Actuaries can only assess the cost of risk by looking at sustained patterns, he says.
“If something was costing €20,000 from an awards prospective and is expected to fall to €4,000 as a result of new legislation or guidelines, actuaries need to see six months of hundreds of claims at the lower level going through before they believe it. They will say: ‘Unless I can see that pattern, I cannot reflect that in my pricing, because if I get it wrong from a pricing perspective, then I will lose capital for my business.

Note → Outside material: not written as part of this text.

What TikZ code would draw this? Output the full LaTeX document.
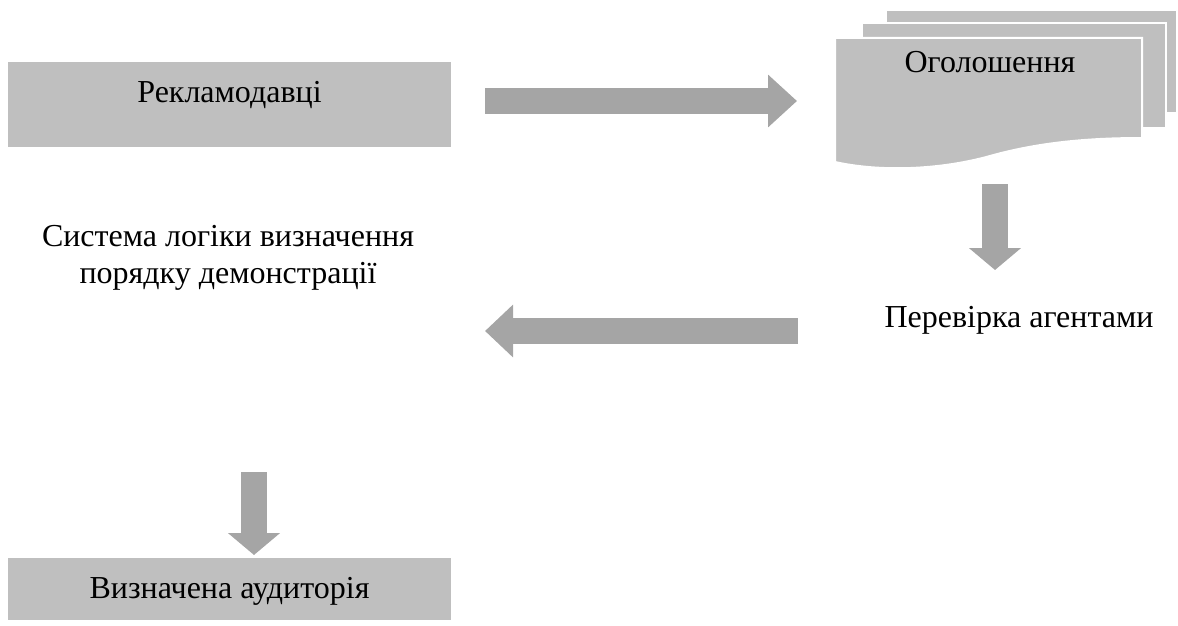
\documentclass[tikz,border=0pt]{standalone}
\usepackage{fontspec}
\setmainfont{Liberation Serif}
\usetikzlibrary{arrows.meta, positioning}
\definecolor{boxgray}{RGB}{191,191,191}
\definecolor{arrowgray}{RGB}{165,165,165}

\begin{document}
\begin{tikzpicture}[x=1pt, y=-1pt,
	txt/.style={font=\fontsize{32}{37}\selectfont, inner sep=0pt, align=center},
	box/.style={txt, fill=boxgray, minimum width=443pt, text height=40pt},
	sheet/.style={fill=boxgray, draw=white, line width=2pt},
	blockarrow/.style={draw=arrowgray, line width=26pt, -{Triangle[length=#1, width=51pt, color=arrowgray]}}]
	\useasboundingbox (0,0) rectangle (1178,626);
	% boxes
	\node[box, text depth=45pt, anchor=north] (adv) at (229.5,62) {Рекламодавці};
	\node[box, text depth=22pt, anchor=north] (aud) at (229.5,558) {Визначена аудиторія};
	% stacked sheets
	\draw[sheet] (886,10) rectangle (1177,113);
	\draw[sheet] (862,23) rectangle (1166,128);
	\draw[sheet] (835,38) -- (1142,38) -- (1142,138)
		.. controls (1090,138) and (1040,142) .. (990,156)
		.. controls (940,170) and (880,172) .. (835,162) -- cycle;
	\node[txt, anchor=base] (ads) at (990,73) {Оголошення};
	\node[txt, anchor=base] (check) at (1019,327) {Перевірка агентами};
	\node[txt, anchor=base] (logic) at (228,283) {Система логіки визначення\\порядку демонстрації};
	% arrows
	\coordinate (a1s) at (485,101);
	\coordinate (a1e) at (797,101);
	\coordinate (a2s) at (995,184);
	\coordinate (a2e) at (995,270);
	\coordinate (a3s) at (798,331);
	\coordinate (a3e) at (485,331);
	\coordinate (a4s) at (254,472);
	\coordinate (a4e) at (254,555);
	\draw[blockarrow=29pt] (a1s) -- (a1e);
	\draw[blockarrow=22pt] (a2s) -- (a2e);
	\draw[blockarrow=28pt] (a3s) -- (a3e);
	\draw[blockarrow=22pt] (a4s) -- (a4e);
\end{tikzpicture}
\end{document}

“Of course, when you explain this to people, they say, ‘Jeeze, another excuse from insurance companies’,” he says. “I’m not speaking on behalf of insurance companies, but I think it has to stop being so adversarial. I think insurers need to come to the table. But they need to feel that if they come to the table, they are going to have a reasonable discussion with public representatives, whether they are in opposition or in government.”
One indigenous insurer
Brennan says the “noise” in political and public discourse makes it difficult for brokers to bring in insurance coverage from overseas. The State only has one indigenous insurer, FBD.
“I’m out there trying to get capacity. I know how difficult that noise makes our job,” he says. “Let’s not kid ourselves. Insurers are here to make a return on capital. They invest €100 if they believe they can get back €112. That’s the model.
“We can’t be surprised when we see headlines about a lack of capacity in parts of the market when the message capacity [insurers] is getting is that you’re not really welcome here and you’re not allowed to get a return on capital.”